GIVEN DATA
- - - -
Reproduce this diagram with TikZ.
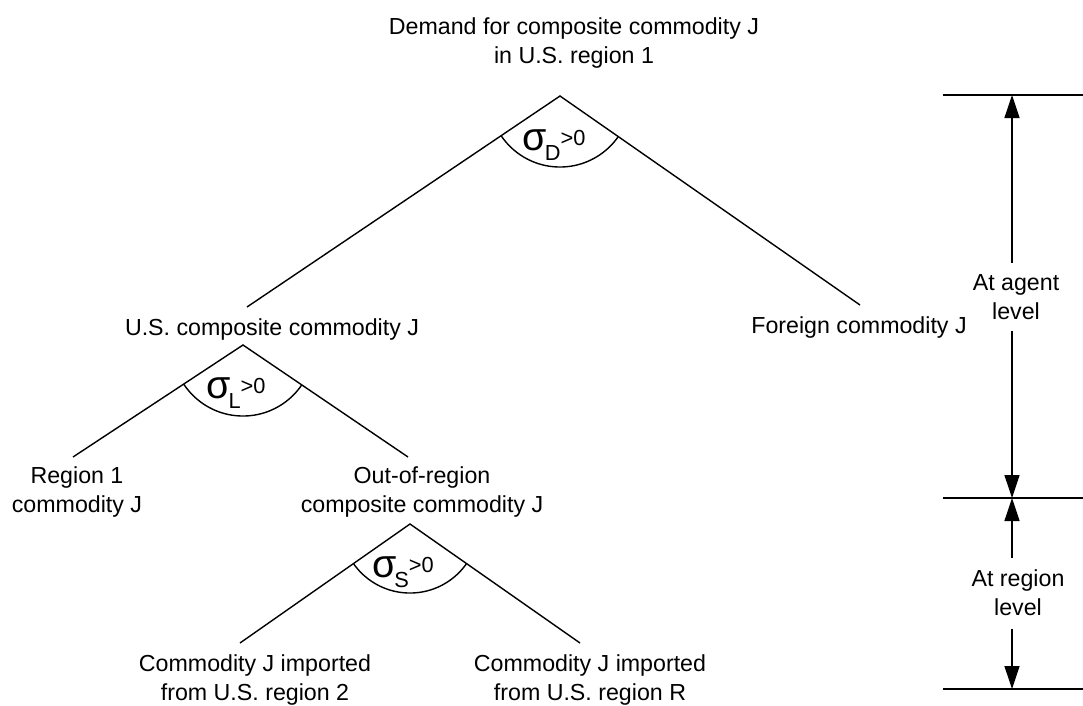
\documentclass[tikz,border=0pt]{standalone}
\usepackage{fontspec}
\setmainfont{Liberation Sans}
\usetikzlibrary{arrows.meta}
\tikzset{
    txt/.style={align=center, anchor=base, inner sep=0pt,
        font=\fontsize{16.5}{20.5}\selectfont},
    sig/.style={anchor=base, inner sep=0pt},
    ast/.style={line width=1pt},
    dim/.style={line width=1pt, -{Triangle[length=5.75mm,width=3.75mm]}},
}
% Substitutionselastizitaet
\newcommand{\siglabel}[1]{{\fontsize{28}{28}\selectfont σ}\kern-1.5pt%
    \raisebox{-7.5pt}{\fontsize{15.5}{15.5}\selectfont #1}%
    \raisebox{3pt}{\fontsize{15.5}{15.5}\selectfont >0}}

\begin{document}
\begin{tikzpicture}[x=0.025cm, y=-0.025cm]
        \useasboundingbox (0,0) rectangle (1083,705);
        % Verzweigungen
        \coordinate (aD) at (560,96);
        \coordinate (aL) at (243,345);
        \coordinate (aS) at (410,524);
        \coordinate (lD) at (247,307);
        \coordinate (rD) at (860,305);
        \coordinate (lL) at (73,457);
        \coordinate (rL) at (408,457);
        \coordinate (lS) at (240,643);
        \coordinate (rS) at (580,643);
        \draw[ast]
        (lD) -- (aD) -- (rD)
        (lL) -- (aL) -- (rL)
        (lS) -- (aS) -- (rS)
        ;
        % Boegen
        \begin{scope}
        \clip (aD) -- (lD) -- (rD) -- cycle;
        \draw[ast] (aD) circle (1.775cm);
        \end{scope}
        \begin{scope}
        \clip (aL) -- (lL) -- (rL) -- cycle;
        \draw[ast] (aL) circle (1.775cm);
        \end{scope}
        \begin{scope}
        \clip (aS) -- (lS) -- (rS) -- cycle;
        \draw[ast] (aS) circle (1.725cm);
        \end{scope}
        \node[sig] (sD) at ([shift={(-6,54)}]aD) {\siglabel{D}};
        \node[sig] (sL) at ([shift={(-7,53)}]aL) {\siglabel{L}};
        \node[sig] (sS) at ([shift={(-7,53)}]aS) {\siglabel{S}};
        % Guetergruppen
        \node[txt] (demand) at (574,63) {Demand for composite commodity J\\in U.S. region 1};
        \node[txt] (uscomp) at (272,335) {U.S. composite commodity J};
        \node[txt] (foreign) at (859,333) {Foreign commodity J};
        \node[txt] (reg1) at (77,512) {Region 1\\commodity J};
        \node[txt] (outreg) at (422,512) {Out-of-region\\composite commodity J};
        \node[txt] (imp2) at (255,700) {Commodity J imported\\from U.S. region 2};
        \node[txt] (impR) at (590,700) {Commodity J imported\\from U.S. region R};
        % Ebenen
        \coordinate (tA) at (1012,95);
        \coordinate (tM) at (1012,498);
        \coordinate (tB) at (1012,689);
        \draw[ast]
        (943,95) -- (1083,95)
        (943,498) -- (1083,498)
        (943,689) -- (1083,689)
        ;
        \node[txt] (agent) at (1016,319) {At agent\\level};
        \node[txt] (region) at (1018,615) {At region\\level};
        \draw[dim, shorten <=2.75mm] (agent.north -| tA) -- (tA);
        \draw[dim, shorten <=2.75mm] (agent.south -| tA) -- (tM);
        \draw[dim, shorten <=2.75mm] (region.north -| tA) -- (tM);
        \draw[dim, shorten <=3.25mm] (region.south -| tA) -- (tB);
    \end{tikzpicture}
\end{document}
- - - -
WHAT YOU SHOULD DO
Copy out every line of the material above exactly, skipping the pictures.

RESULT OF THE TASK
Reproduce this diagram with TikZ.
\documentclass[tikz,border=0pt]{standalone}
\usepackage{fontspec}
\setmainfont{Liberation Sans}
\usetikzlibrary{arrows.meta}
\tikzset{
    txt/.style={align=center, anchor=base, inner sep=0pt,
        font=\fontsize{16.5}{20.5}\selectfont},
    sig/.style={anchor=base, inner sep=0pt},
    ast/.style={line width=1pt},
    dim/.style={line width=1pt, -{Triangle[length=5.75mm,width=3.75mm]}},
}
% Substitutionselastizitaet
\newcommand{\siglabel}[1]{{\fontsize{28}{28}\selectfont σ}\kern-1.5pt%
    \raisebox{-7.5pt}{\fontsize{15.5}{15.5}\selectfont #1}%
    \raisebox{3pt}{\fontsize{15.5}{15.5}\selectfont >0}}

\begin{document}
\begin{tikzpicture}[x=0.025cm, y=-0.025cm]
        \useasboundingbox (0,0) rectangle (1083,705);
        % Verzweigungen
        \coordinate (aD) at (560,96);
        \coordinate (aL) at (243,345);
        \coordinate (aS) at (410,524);
        \coordinate (lD) at (247,307);
        \coordinate (rD) at (860,305);
        \coordinate (lL) at (73,457);
        \coordinate (rL) at (408,457);
        \coordinate (lS) at (240,643);
        \coordinate (rS) at (580,643);
        \draw[ast]
        (lD) -- (aD) -- (rD)
        (lL) -- (aL) -- (rL)
        (lS) -- (aS) -- (rS)
        ;
        % Boegen
        \begin{scope}
        \clip (aD) -- (lD) -- (rD) -- cycle;
        \draw[ast] (aD) circle (1.775cm);
        \end{scope}
        \begin{scope}
        \clip (aL) -- (lL) -- (rL) -- cycle;
        \draw[ast] (aL) circle (1.775cm);
        \end{scope}
        \begin{scope}
        \clip (aS) -- (lS) -- (rS) -- cycle;
        \draw[ast] (aS) circle (1.725cm);
        \end{scope}
        \node[sig] (sD) at ([shift={(-6,54)}]aD) {\siglabel{D}};
        \node[sig] (sL) at ([shift={(-7,53)}]aL) {\siglabel{L}};
        \node[sig] (sS) at ([shift={(-7,53)}]aS) {\siglabel{S}};
        % Guetergruppen
        \node[txt] (demand) at (574,63) {Demand for composite commodity J\\in U.S. region 1};
        \node[txt] (uscomp) at (272,335) {U.S. composite commodity J};
        \node[txt] (foreign) at (859,333) {Foreign commodity J};
        \node[txt] (reg1) at (77,512) {Region 1\\commodity J};
        \node[txt] (outreg) at (422,512) {Out-of-region\\composite commodity J};
        \node[txt] (imp2) at (255,700) {Commodity J imported\\from U.S. region 2};
        \node[txt] (impR) at (590,700) {Commodity J imported\\from U.S. region R};
        % Ebenen
        \coordinate (tA) at (1012,95);
        \coordinate (tM) at (1012,498);
        \coordinate (tB) at (1012,689);
        \draw[ast]
        (943,95) -- (1083,95)
        (943,498) -- (1083,498)
        (943,689) -- (1083,689)
        ;
        \node[txt] (agent) at (1016,319) {At agent\\level};
        \node[txt] (region) at (1018,615) {At region\\level};
        \draw[dim, shorten <=2.75mm] (agent.north -| tA) -- (tA);
        \draw[dim, shorten <=2.75mm] (agent.south -| tA) -- (tM);
        \draw[dim, shorten <=2.75mm] (region.north -| tA) -- (tM);
        \draw[dim, shorten <=3.25mm] (region.south -| tA) -- (tB);
    \end{tikzpicture}
\end{document}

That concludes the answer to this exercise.